On the other hand, Herceptin, one of Genentech Inc.'s flagship antibodies, has been more widely studied and used. Specifically indicated for adjuvant treatment as well as single-agent and combination therapy in patients with metastatic disease, the weekly injectable drug has been used to treat 300,000 women in nearly nine years since reaching the market, and last year generated more than $1.2 billion in sales.
Those numbers shouldn't suffer because of Tykerb, at least not yet. Many analysts generally feel that most of Herceptin's growth is in the adjuvant and first-line settings - the majority of its prescriptions are outside the refractory setting - and understandably aren't yet ready to forecast substantial Tykerb use in earlier-stage breast cancer right now. Off-label use in adjuvant treatment isn't particularly common.
But therein lies the opportunity for Tykerb to eventually make inroads into Herceptin's turf, and GSK is positioning its oral small molecule to do just that.
A large Phase III study called the TEACH trial, enrolling 3,000 patients, is under way to secure a label for adjuvant use down the road, recruiting those with positive and negative node involvement. It will be conducted in more than 30 countries, and additional trials are aimed at broadening into first-line settings.
An adjuvant label is most lucrative, Kantor said, because of the number of patients that receive such treatment and the lengthy duration they get it. But finishing that study could take years; Herceptin just received FDA approval for adjuvant use last fall. (See BioWorld Today, Nov. 20, 2006.)
So the principal concern for South San Francisco-based Genentech, of course, arises if Tykerb's efficacy eventually proves equivalent to Herceptin. The former's convenience factor "has advantages in the adjuvant setting," Kantor said. "But it's a big if' to say that it's going to be a better drug in breast cancer."
The data simply aren't yet known for any setting, he added. Kantor also noted that antibodies "tend to be more potent" than small molecules when binding to the same target.
Herceptin works against the target in three ways to continuously suppress HER2 activity that may lead to tumor proliferation, leading to cell stasis and death. One mechanism relates to its binding site on HER2's extracellular domain, near the transmembrane region, where the drug blocks the shedding of HER2 and prevents the receptor from breaking off into patients' serum. In addition, it impacts HER2's role in activating the AKT/PI3 kinase pathway, downregulating the intracellular cell survival mechanism, and the drug engages FC gamma receptors that are found on white blood cells to activate antibodies such as monocytes, macrophages and natural killer cells.

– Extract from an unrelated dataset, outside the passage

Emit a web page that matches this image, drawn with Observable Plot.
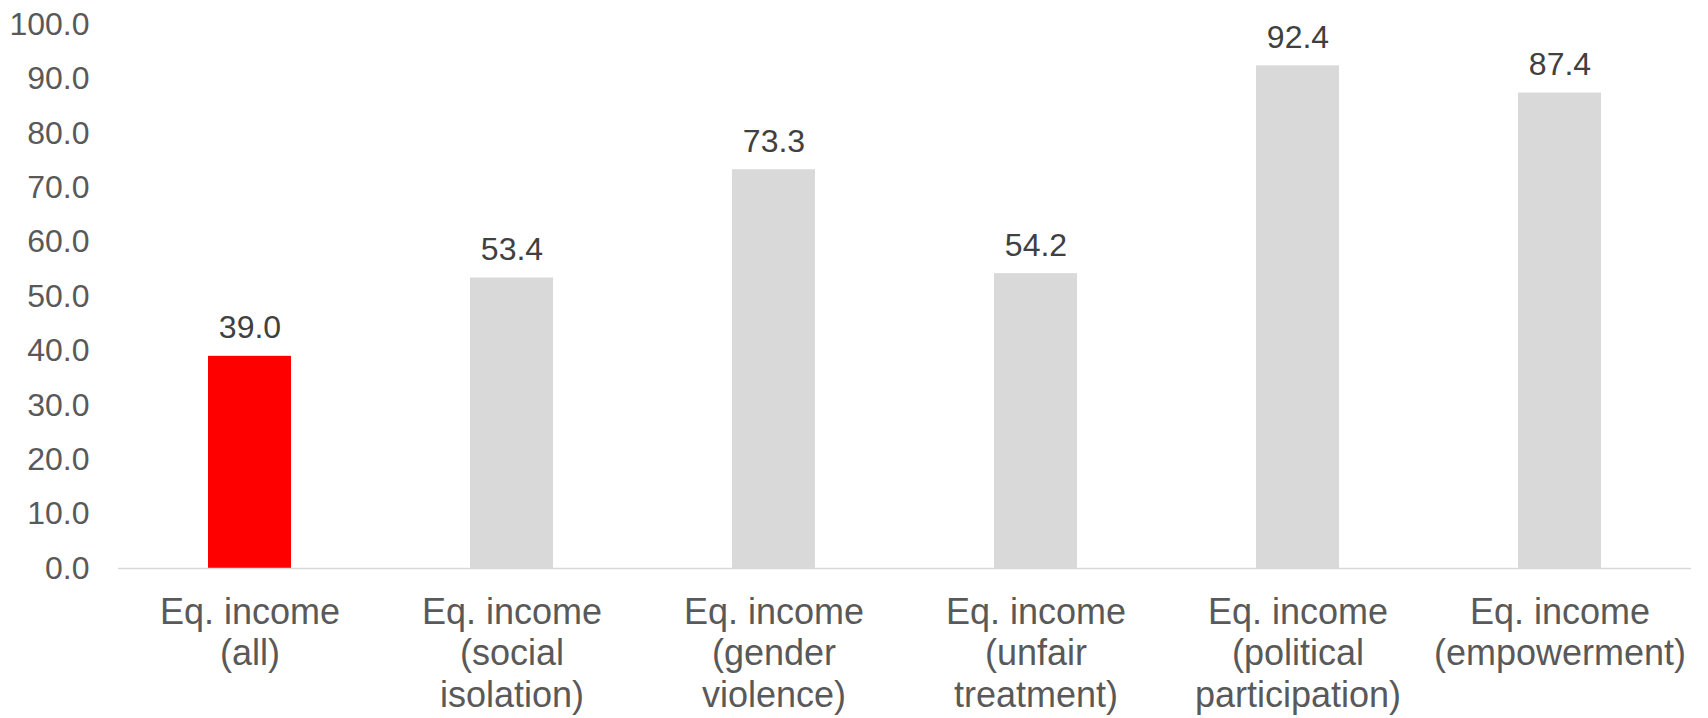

"Herceptin binding to extracellular domain can manifest itself on effects within the cytoplasmic domain as well," Mark Sliwkowski, Genentech's director of translational oncology, told BioWorld Today.
On the other hand, Tykerb binds to the inside of HER2 and inhibits the tyrosine kinase components of the EGFR (ErbB1) and HER2 (ErbB2) receptors, dampening their effects on cell proliferation, tumor progression, invasion and metastases. Kantor questioned the relevance of blocking EGFR in breast cancer, adding that such inhibition isn't necessarily that strong with Tykerb.
But Sarah Alspach, GSK's manager of product communications, said the drug's intracellular action is advantageous. "In the case of loss or shedding of the external domain of the receptor," she told BioWorld Today, "Herceptin could lose the ability to bind whereas the internal domain is still available to be blocked by Tykerb."
GSK plans to launch Tykerb within two weeks, and it will cost about $2,900 per month, on average. The company is offering a service to help patients figure out insurance reimbursement and alternative financial support, as well as a patient access program with a lower threshold for eligibility than exists for other GSK cancer drugs.
The company also has expansion plans for Tykerb in other solid tumor types, with clinical testing under way in head and neck cancer, as well as renal cell carcinoma.